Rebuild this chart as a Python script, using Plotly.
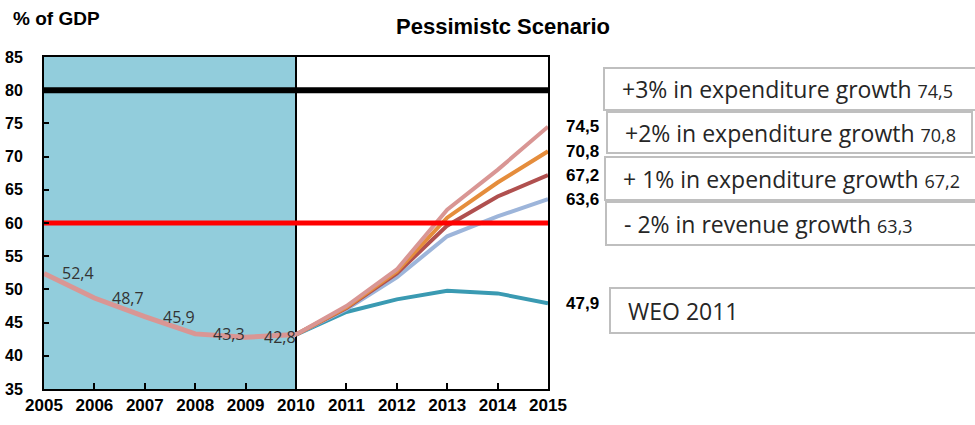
import plotly.graph_objects as go

years = [2005, 2006, 2007, 2008, 2009, 2010, 2011, 2012, 2013, 2014, 2015]
hist_years = [2005, 2006, 2007, 2008, 2009, 2010]
history = [52.4, 48.7, 45.9, 43.3, 42.8, 43.2]
hist_labels = ["52,4", "48,7", "45,9", "43,3", "42,8"]

scen_years = [2010, 2011, 2012, 2013, 2014, 2015]
exp3 = [43.2, 47.5, 53.0, 62.0, 68.0, 74.5]
exp2 = [43.2, 47.3, 52.7, 60.8, 66.1, 70.8]
exp1 = [43.2, 47.2, 52.4, 59.6, 64.0, 67.2]
rev2 = [43.2, 47.0, 51.8, 58.0, 61.0, 63.6]
weo = [43.2, 46.6, 48.5, 49.8, 49.4, 47.9]

end_labels = ["74,5", "70,8", "67,2", "63,6", "47,9"]
box_texts = ["+3% in expenditure growth", "+2% in expenditure growth",
             "+ 1% in expenditure growth", "- 2% in revenue growth", "WEO 2011"]
box_values = ["74,5", "70,8", "67,2", "63,3", ""]

limit_high = 80
limit_low = 60

W, H = 975, 425
PL, PR, PT, PB = 44, 548, 57, 389          # plot area in window pixels
L, T = PL, PT
R, B = W - PR, H - PB
PW, PH = PR - PL, PB - PT

def px(x):
    return (x - PL) / PW

def py(y):
    return (PB - y) / PH

fig = go.Figure()

fig.add_shape(type="rect", xref="x", yref="y", x0=2005, x1=2010, y0=35, y1=85,
              fillcolor="#92CDDC", line_width=0, layer="below")
fig.add_shape(type="line", xref="x", yref="y", x0=2010, x1=2010, y0=35, y1=85,
              line=dict(color="black", width=2), layer="below")

series = [
    (weo, "#3A9AB2"),
    (rev2, "#9DB5DA"),
    (exp1, "#B0504F"),
    (exp2, "#E58D3C"),
    (exp3, "#D99694"),
]
for vals, col in series:
    fig.add_trace(go.Scatter(x=scen_years, y=vals, mode="lines",
                             line=dict(color=col, width=4)))

fig.add_trace(go.Scatter(x=hist_years, y=history, mode="lines",
                         line=dict(color="#D99694", width=5)))

fig.add_trace(go.Scatter(x=[years[0], years[-1]], y=[limit_low, limit_low], mode="lines",
                         line=dict(color="#FF0000", width=5), hoverinfo="skip"))
fig.add_trace(go.Scatter(x=[years[0], years[-1]], y=[limit_high, limit_high], mode="lines",
                         line=dict(color="#000000", width=6), hoverinfo="skip"))

for xv, yv, lab in zip(hist_years, history, hist_labels):
    fig.add_annotation(x=xv, y=yv, xref="x", yref="y", text=lab, showarrow=False,
                       xanchor="left", yanchor="middle", xshift=16,
                       font=dict(family="Open Sans", size=16, color="#333333"))

end_vals = [exp3[-1], exp2[-1], exp1[-1], rev2[-1], weo[-1]]
for yv, lab in zip(end_vals, end_labels):
    fig.add_annotation(x=2015, y=yv, xref="x", yref="y", text=lab, showarrow=False,
                       xanchor="left", yanchor="middle", xshift=16,
                       font=dict(family="Liberation Sans", size=17, color="black", weight="bold"))

boxes = [(604, 990, 68, 110), (607, 972, 112, 153), (605, 990, 157, 200),
         (606, 990, 202, 245), (610, 990, 288, 333)]
for (x0, x1, y0, y1), txt, val in zip(boxes, box_texts, box_values):
    fig.add_shape(type="rect", xref="paper", yref="paper", x0=px(x0), x1=px(x1),
                  y0=py(y1), y1=py(y0), line=dict(color="#BFBFBF", width=2),
                  fillcolor="white")
    t = txt if not val else f"{txt} <span style='font-size:18px'>{val}</span>"
    fig.add_annotation(x=px(x0 + 16), y=py((y0 + y1) / 2), xref="paper", yref="paper",
                       text=t, showarrow=False, xanchor="left", yanchor="middle",
                       font=dict(family="Open Sans", size=23, color="#262626"))

fig.add_annotation(x=px(11), y=py(19), xref="paper", yref="paper", text="% of GDP",
                   showarrow=False, xanchor="left", yanchor="middle",
                   font=dict(family="Liberation Sans", size=19, color="black", weight="bold"))
fig.add_annotation(x=px(503), y=py(27), xref="paper", yref="paper", text="Pessimistc Scenario",
                   showarrow=False, xanchor="center", yanchor="middle",
                   font=dict(family="Liberation Sans", size=22, color="black", weight="bold"))

fig.update_layout(
    width=W, height=H, margin=dict(l=L, r=R, t=T, b=B, autoexpand=False),
    paper_bgcolor="white", plot_bgcolor="white", showlegend=False,
    xaxis=dict(range=[2005, 2015], tickvals=years, ticktext=[str(y) for y in years],
               automargin=False,
               showgrid=False, zeroline=False, showline=True, linecolor="black", linewidth=2,
               mirror=True, ticks="inside", ticklen=6, tickwidth=2, tickcolor="black",
               tickfont=dict(family="Liberation Sans", size=17, color="black", weight="bold")),
    yaxis=dict(range=[35, 85], dtick=5, showgrid=False, zeroline=False, showline=True,
               automargin=False,
               linecolor="black", linewidth=2, mirror=True, ticks="inside", ticklen=5,
               tickwidth=2, tickcolor="black", ticklabelstandoff=16,
               tickfont=dict(family="Liberation Sans", size=16, color="black", weight="bold")),
)

fig.write_html("out.html", config={"displayModeBar": False},
               post_script="document.body.style.margin='0';document.body.style.overflow='hidden';")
########
▶ EXERCISE OBJECTIVE
Without the pictures, return the listing above from its first line through the line that has "weo = [43.2, 46.6, 48.5, 49.8, 49.4, 47.9]".

▶ WORKED ANSWER
Rebuild this chart as a Python script, using Plotly.
import plotly.graph_objects as go

years = [2005, 2006, 2007, 2008, 2009, 2010, 2011, 2012, 2013, 2014, 2015]
hist_years = [2005, 2006, 2007, 2008, 2009, 2010]
history = [52.4, 48.7, 45.9, 43.3, 42.8, 43.2]
hist_labels = ["52,4", "48,7", "45,9", "43,3", "42,8"]

scen_years = [2010, 2011, 2012, 2013, 2014, 2015]
exp3 = [43.2, 47.5, 53.0, 62.0, 68.0, 74.5]
exp2 = [43.2, 47.3, 52.7, 60.8, 66.1, 70.8]
exp1 = [43.2, 47.2, 52.4, 59.6, 64.0, 67.2]
rev2 = [43.2, 47.0, 51.8, 58.0, 61.0, 63.6]
weo = [43.2, 46.6, 48.5, 49.8, 49.4, 47.9]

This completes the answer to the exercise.